Another ongoing project involves wide-scale surveying across campus to assess trends in hook-up behavior. Research shows that individuals overestimate others' comfort with uncommitted sexual behaviors and assign variable meanings to those behaviors. Misperception of sexual norms drives individuals to behave in ways they do not personally endorse. Negative consequences can include: emotional/psychological injury, sexual violence, sexually transmitted infections, unintended pregnancy and substance abuse. A recent survey of undergraduates (n=507) found 63 percent had "hooked up"; 78 percent overestimated others' comfort with sexual behaviors. In tandem, campus sexual assault reporting has doubled each of the past three years.

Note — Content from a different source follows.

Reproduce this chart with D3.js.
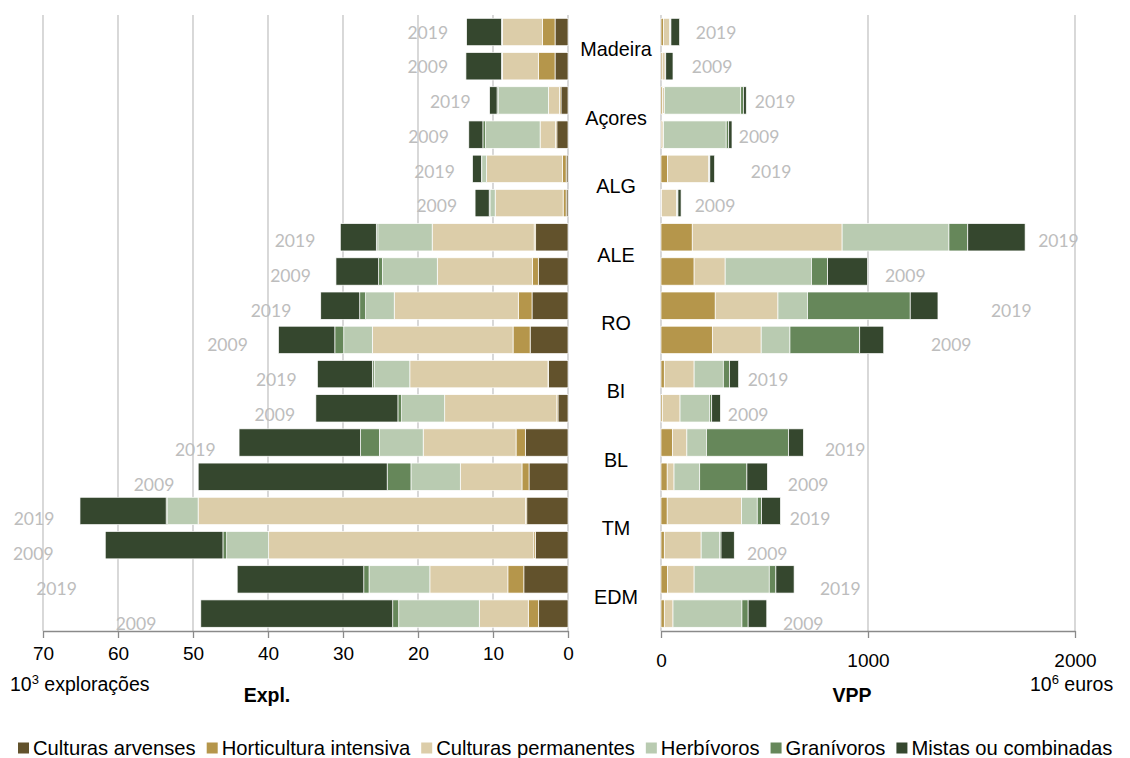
<!DOCTYPE html>
<html><head><meta charset="utf-8">
<script src="https://cdn.jsdelivr.net/npm/d3@7"></script>
<style>body{margin:0;background:#fff}svg{display:block}</style>
</head><body><svg id="c" width="1130" height="758"></svg>
<script>
// ---------- data ----------
const regions = ["Madeira","Açores","ALG","ALE","RO","BI","BL","TM","EDM"];
const years = ["2019","2009"];
const categories = ["Culturas arvenses","Horticultura intensiva","Culturas permanentes","Herbívoros","Granívoros","Mistas ou combinadas"];

// Explorações (10^3), order: region x year (2019, 2009)
const explArvenses     = [1.73,1.73,0.94,1.49,0.25,0.25,4.31,3.96,4.80,5.05,2.62,1.34,5.69,5.20,5.50,4.36,5.89,3.91];
const explHorticultura = [1.69,2.23,0.20,0.20,0.50,0.40,0.20,0.79,1.83,2.28,0.05,0.15,1.24,0.94,0.15,0.20,2.13,1.39];
const explPermanentes  = [5.34,4.80,1.48,2.03,10.10,9.06,13.60,12.68,16.54,18.76,18.42,14.95,12.38,8.22,43.67,35.35,10.40,6.53];
const explHerbivoros   = [0.05,0.05,6.64,7.28,0.65,0.70,7.25,7.32,3.81,3.81,4.76,5.74,5.84,6.58,4.06,5.60,8.11,10.74];
const explGranivoros   = [0.05,0.05,0.20,0.35,0.05,0.10,0.20,0.50,0.79,1.19,0.24,0.50,2.52,3.17,0.20,0.50,0.70,0.80];
const explMistas       = [4.66,4.75,1.00,1.88,1.18,1.88,4.80,5.69,5.20,7.52,7.33,10.94,16.19,25.20,11.49,15.69,16.88,25.59];

// VPP (10^6 euros)
const vppArvenses     = [0,0,0,0,0,0,0,0,0,0,0,0,0,0,0,0,0,0];
const vppHorticultura = [12,6,8,5,32,3,151,160,262,248,16,7,55,30,30,16,32,16];
const vppPermanentes  = [30,14,8,7,199,73,724,150,303,236,144,85,70,33,359,178,128,42];
const vppHerbivoros   = [4,2,369,303,3,5,516,417,143,139,141,142,95,124,76,89,363,333];
const vppGranivoros   = [2,1,13,12,2,1,91,78,496,337,30,11,396,228,21,7,32,30];
const vppMistas       = [42,35,14,16,23,15,277,193,134,116,44,42,72,99,91,64,88,90];

// where the year labels sit on each value axis (label series values)
const explLabelAt = [18.7,18.7,15.7,18.6,17.8,17.5,36.4,37.0,39.6,45.4,38.9,39.1,49.7,55.2,71.2,71.3,68.2,57.6];
const vppLabelAt  = [266,247,551,474,532,261,1920,1180,1692,1402,517,421,890,711,720,513,866,687];

const explTicks = [0,10,20,30,40,50,60,70];
const vppTicks = [0,1000,2000];

const palette = ["#62522C","#B5964B","#DCCDA9","#B9CBB1","#66875A","#35472E"];

// ---------- build ----------
const svg = d3.select("#c");
const keys = regions.flatMap(r => years.map(y => r + "|" + y));
const explSeries = [explArvenses,explHorticultura,explPermanentes,explHerbivoros,explGranivoros,explMistas];
const vppSeries  = [vppArvenses,vppHorticultura,vppPermanentes,vppHerbivoros,vppGranivoros,vppMistas];
function rows(series){
  return keys.map((k,i)=>{const o={key:k}; categories.forEach((c,j)=>o[c]=series[j][i]); return o;});
}
const stack = d3.stack().keys(categories);
const stE = stack(rows(explSeries));
const stV = stack(rows(vppSeries));

const y = d3.scaleBand().domain(keys).range([14.9,630.7]).paddingInner(0.2).paddingOuter(0.1);
const yLab = d3.scaleBand().domain(keys).range([14.9,640.7]).paddingInner(0.2).paddingOuter(0.1);
const xL = d3.scaleLinear().domain([0,70]).range([568,43]);
const xR = d3.scaleLinear().domain([0,2000]).range([661,1075]);
const color = d3.scaleOrdinal().domain(categories).range(palette);

const axisY = 631;
const gridTop = 15;
const gridCol = "#C4C4C4";

// gridlines
svg.append("g").selectAll("line").data(explTicks).join("line")
  .attr("x1",d=>xL(d)).attr("x2",d=>xL(d)).attr("y1",gridTop).attr("y2",axisY)
  .attr("stroke",gridCol).attr("stroke-width",1.3);
svg.append("g").selectAll("line").data(vppTicks).join("line")
  .attr("x1",d=>xR(d)).attr("x2",d=>xR(d)).attr("y1",gridTop).attr("y2",axisY)
  .attr("stroke",gridCol).attr("stroke-width",1.3);

// bars left
svg.append("g").selectAll("g").data(stE).join("g").attr("fill",d=>color(d.key))
  .selectAll("rect").data(d=>d).join("rect")
  .attr("x",d=>xL(d[1])).attr("width",d=>Math.max(0,xL(d[0])-xL(d[1])))
  .attr("y",d=>y(d.data.key)).attr("height",y.bandwidth())
  .attr("stroke","#fff").attr("stroke-width",0.7);
// bars right
svg.append("g").selectAll("g").data(stV).join("g").attr("fill",d=>color(d.key))
  .selectAll("rect").data(d=>d.filter(e=>e[1]>e[0])).join("rect")
  .attr("x",d=>xR(d[0])).attr("width",d=>Math.max(0,xR(d[1])-xR(d[0])))
  .attr("y",d=>y(d.data.key)).attr("height",y.bandwidth())
  .attr("stroke","#fff").attr("stroke-width",0.7);

// year labels
const yearFont = "Lato, 'Open Sans', sans-serif";
svg.append("g").selectAll("text").data(keys).join("text")
  .attr("x",(k,i)=>xL(explLabelAt[i])).attr("y",k=>yLab(k)+yLab.bandwidth()/2)
  .attr("dy","0.36em").attr("text-anchor","middle")
  .attr("font-family",yearFont).attr("font-size",17.5).attr("fill","#BDBDBD")
  .text(k=>k.split("|")[1]);
svg.append("g").selectAll("text").data(keys).join("text")
  .attr("x",(k,i)=>xR(vppLabelAt[i])).attr("y",k=>yLab(k)+yLab.bandwidth()/2)
  .attr("dy","0.36em").attr("text-anchor","middle")
  .attr("font-family",yearFont).attr("font-size",17.5).attr("fill","#BDBDBD")
  .text(k=>k.split("|")[1]);

// region labels
const arial = "'Liberation Sans', Arial, sans-serif";
svg.append("g").selectAll("text").data(regions).join("text")
  .attr("x",616)
  .attr("y",r=>(y(r+"|2019")+y(r+"|2009")+y.bandwidth())/2)
  .attr("dy","0.36em").attr("text-anchor","middle")
  .attr("font-family",arial).attr("font-size",19.8).attr("fill","#000")
  .text(r=>r);

// axes
function styleAxis(g, textY){
  g.select(".domain").attr("stroke","#8A8A8A").attr("stroke-width",1.6);
  g.selectAll(".tick line").attr("stroke","#8A8A8A").attr("stroke-width",1.3);
  g.selectAll(".tick text").attr("font-family",arial).attr("font-size",19).attr("fill","#000")
    .attr("y",textY).attr("dy","0.36em");
}
svg.append("g").attr("transform",`translate(0,${axisY})`)
  .call(d3.axisBottom(xL).tickValues(explTicks).tickSize(7).tickSizeOuter(0).tickFormat(d3.format("d")))
  .call(g=>styleAxis(g,22));
svg.append("g").attr("transform",`translate(0,${axisY})`)
  .call(d3.axisBottom(xR).tickValues(vppTicks).tickSize(7).tickSizeOuter(0).tickFormat(d3.format("d")))
  .call(g=>styleAxis(g,29));

// axis titles
const t1 = svg.append("text").attr("x",10).attr("y",691).attr("font-family",arial).attr("font-size",19.5).attr("fill","#000");
t1.append("tspan").text("10");
t1.append("tspan").attr("font-size",13).attr("dy",-7).text("3");
t1.append("tspan").attr("dy",7).text(" explorações");
svg.append("text").attr("x",267).attr("y",702).attr("text-anchor","middle")
  .attr("font-family",arial).attr("font-size",19.5).attr("font-weight","bold").text("Expl.");
svg.append("text").attr("x",852).attr("y",702).attr("text-anchor","middle")
  .attr("font-family",arial).attr("font-size",19.5).attr("font-weight","bold").text("VPP");
const t2 = svg.append("text").attr("x",1030).attr("y",691).attr("font-family",arial).attr("font-size",19.5).attr("fill","#000");
t2.append("tspan").text("10");
t2.append("tspan").attr("font-size",13).attr("dy",-7).text("6");
t2.append("tspan").attr("dy",7).text(" euros");

// legend
const leg = svg.append("g").attr("transform","translate(18,748)");
let lx = 0;
categories.forEach((c,i)=>{
  leg.append("rect").attr("x",lx).attr("y",-5.5).attr("width",11).attr("height",11).attr("fill",color(c));
  const t = leg.append("text").attr("x",lx+15).attr("y",0).attr("dy","0.36em")
    .attr("font-family",arial).attr("font-size",20.2).attr("fill","#000").text(c);
  lx += 15 + t.node().getComputedTextLength() + 11;
});
</script></body></html>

We are planning an intervention to reduce the pluralistic ignorance surrounding this potentially costly behavior. Correcting misperceptions of sexual norms will restore individual locus of control over sexual behavior, reproductive rights and personal decision-making. The project goals are to influence attitudes, knowledge and behavior in relation to sexuality by correcting misperceptions through marketing actual behavioral norms. The development and dissemination of educational programs concerning unrestricted sexual behavior will reduce harm and injustice by facilitating a new campus-wide discourse on uncommitted sexual behavior. The project has three stages: 1) development/piloting of a social norms marketing program targeting beliefs and attitudes toward sex, modeled after successful programs that target alcohol use; 2) implementation of the full-scale educational program; 3) baseline evaluation and ongoing assessment of program impact in several key domains linking research and action. Reduction of negative biomedical sequelae (psychological injury, physical injury, STI's, pregnancy, substance abuse) is expected, and will be assessed.